Institutions and Behavior

The Duke Political Science Department is not organized around the traditional disciplinary subfields of comparative, international relations, and American. While we do retain political theory, political economy, and political methodology, the three research areas above are re-arranged (with varying levels of correspondence) into security, peace, and conflict studies; political institutions; and political behavior. This has been a positive transformation both for the department and for myself as a new student, but I have had the lingering question, “isn’t it all about behavior?” (And I don’t mean this as a subfield chauvinist–my first field is SPC and the second is methods–but it may reflect my guidance by professors at my previous university.)

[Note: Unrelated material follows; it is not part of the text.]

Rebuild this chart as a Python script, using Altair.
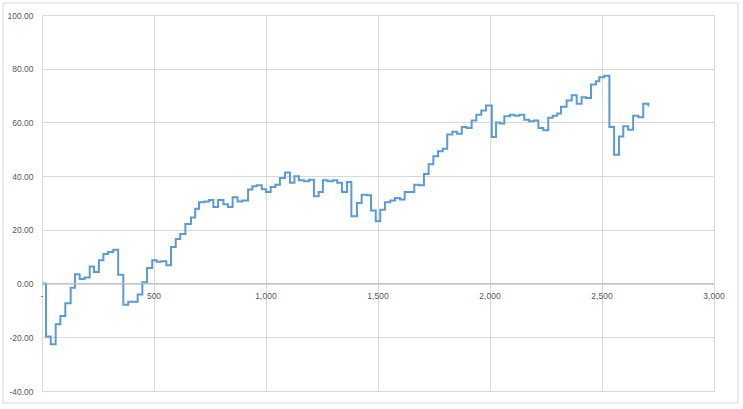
import altair as alt
import pandas as pd

# step positions (x) and level starting at each position (y)
xs = [0, 18, 39, 61, 82, 104, 128, 147, 168, 190, 213, 232, 254, 274, 295, 318,
      340, 363, 385, 427, 448, 469, 492, 512, 533, 555, 576, 597, 617, 640, 665,
      684, 701, 725, 746, 765, 786, 810, 830, 851, 873, 894, 920, 939, 958, 981,
      1000, 1021, 1042, 1062, 1085, 1107, 1127, 1147, 1170, 1192, 1214, 1235,
      1254, 1275, 1298, 1318, 1339, 1362, 1381, 1406, 1427, 1450, 1469, 1490,
      1510, 1531, 1555, 1576, 1598, 1619, 1662, 1683, 1705, 1726, 1747, 1768,
      1789, 1809, 1832, 1853, 1874, 1896, 1918, 1939, 1961, 1982, 2008, 2027,
      2045, 2064, 2089, 2109, 2131, 2153, 2174, 2196, 2216, 2238, 2260, 2280,
      2300, 2317, 2342, 2365, 2387, 2409, 2429, 2451, 2473, 2488, 2510, 2533,
      2554, 2576, 2595, 2617, 2639, 2662, 2684, 2707, 2712]
ys = [0.0, -19.7, -22.6, -15.1, -12.1, -7.3, -1.6, 3.5, 1.7, 2.3, 6.4, 4.3, 8.7,
      11.0, 11.8, 12.6, 3.3, -7.9, -6.8, -4.1, 0.5, 5.8, 8.7, 8.1, 8.3, 6.8,
      13.6, 16.6, 18.5, 22.2, 24.6, 27.9, 30.3, 30.6, 31.1, 28.5, 31.1, 29.5,
      28.5, 32.1, 30.6, 30.9, 35.0, 36.2, 36.6, 35.1, 34.1, 36.0, 36.8, 39.3,
      41.4, 37.5, 40.0, 38.5, 38.1, 38.7, 32.5, 34.1, 38.5, 38.1, 38.5, 37.5,
      34.1, 37.8, 25.1, 30.0, 33.1, 32.9, 27.2, 23.2, 27.5, 30.3, 30.9, 31.9,
      31.3, 34.1, 36.8, 36.6, 40.8, 44.4, 47.4, 49.3, 50.2, 55.5, 56.5, 55.8,
      58.3, 57.9, 60.7, 62.9, 64.4, 66.3, 54.6, 60.0, 59.6, 62.3, 62.9, 62.5,
      62.9, 61.0, 60.4, 60.7, 57.9, 57.1, 61.7, 62.5, 63.3, 65.8, 68.2, 70.1,
      67.0, 69.4, 69.1, 74.1, 75.3, 76.8, 77.4, 58.3, 48.0, 54.8, 58.6, 57.3,
      62.5, 61.9, 67.0, 66.3, 66.3]

x_ticks = [0, 500, 1000, 1500, 2000, 2500, 3000]
y_ticks = [-40, -20, 0, 20, 40, 60, 80, 100]

df = pd.DataFrame({"x": xs, "y": ys})

W, H = 672, 376
LABEL = "#595959"
GRID = "#d9d9d9"
FONT = "Liberation Sans"

xscale = alt.Scale(domain=[0, 3000], nice=False, zero=False)
yscale = alt.Scale(domain=[-40, 100], nice=False, zero=False)

xaxis = alt.Axis(values=x_ticks, grid=True, gridColor=GRID, gridWidth=1,
                 domain=False, ticks=False, labels=False, title=None)
yaxis = alt.Axis(values=y_ticks, grid=True, gridColor=GRID, gridWidth=1,
                 domain=False, ticks=False, title=None, labelColor=LABEL,
                 labelFont=FONT, labelFontSize=8.5, labelPadding=9,
                 labelExpr="replace(format(datum.value, '.2f'), '\u2212', '-')")

line = alt.Chart(df).mark_line(
    interpolate="step-after", color="#5B9BD5", strokeWidth=2
).encode(
    x=alt.X("x:Q", scale=xscale, axis=xaxis),
    y=alt.Y("y:Q", scale=yscale, axis=yaxis),
)

zero_df = pd.DataFrame({"y0": [0]})
zero = alt.Chart(zero_df).mark_rule(color="#bfbfbf", strokeWidth=1).encode(
    y=alt.Y("y0:Q", scale=yscale, axis=yaxis)
)

lab_df = pd.DataFrame({"xt": x_ticks,
                       "lab": ["-" if v == 0 else f"{v:,}" for v in x_ticks],
                       "y0": [0] * len(x_ticks)})
xlabels = alt.Chart(lab_df).mark_text(
    font=FONT, fontSize=8.5, color=LABEL, baseline="top", dy=8
).encode(
    x=alt.X("xt:Q", scale=xscale, axis=xaxis),
    y=alt.Y("y0:Q", scale=yscale, axis=yaxis),
    text="lab:N",
)

border = alt.Chart(zero_df).mark_rect(
    fill=None, stroke=GRID, strokeWidth=1, clip=False
).encode(
    x=alt.value(-39), x2=alt.value(696), y=alt.value(-12), y2=alt.value(388)
)

chart = alt.layer(line, zero, xlabels, border).properties(
    width=W, height=H,
    padding={"left": 42, "top": 15, "right": 29, "bottom": 18},
    autosize=alt.AutoSizeParams(type="none"),
    background="white",
).configure_view(stroke=None)

chart.save("out.html", embed_options={"renderer": "svg", "actions": False})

Last night in class with Guillermo Trejo we came one step closer to solving this conundrum. We put forth the tentative definition of an institution as “an actor who codifies constraints upon his/her/its own behavior.” This could apply to a state’s constitution, a subnational group’s manifesto, or the UN charter. It may need further refinement to avoid overgeneralization, but for now it seems helpful.

Today I came across this example, which helps point to the role of narrative, theology, and hermeneutics in defining religious institutions:

Goldman grew up in New York City as an orthodox Jew for whom religion was a central focal point of everyday life. He saw religion as a communal force and a public issue, and he has spent a career following those principles.

He teaches through tales. In his courses, he uses the great stories of the Bible and the Quran to illustrate the ways and beliefs of Christians, Jews and Muslims. His master’s thesis compared the story of King Solomon and the Queen of Sheba as it appears in the Quran and the Hebrew Bible.

(The Hebrew version is more about power and international relations, Goldman reports. The Quran presents a more strictly religious version of events.)

A religion’s stories — like Moses, and the Garden of Eden — are good teaching tools because they’re well-told and compelling, and thus, broadly influential, Goldman says.

“These texts govern behavior for many people,” he says. “So the way these stories are told influences behavior.

I will leave it to readers to reflect upon and argue for or against any of the points I’m making here (either the definition of an institution as self-restrained behavior, or the role of religious rhetoric in defining its own institutions). It does seem to me, however, that Goldman’s interpretation of the Hebrew account of Solomon and Sheba as political and the Quranic account as religious is more reflective of the modern flexibility in interpreting Jewish and Christian testaments that does not yet extend–for various and sundry reasons–to the Quran. For more on this point, see the poorly-titled writings of Ibn Warraq.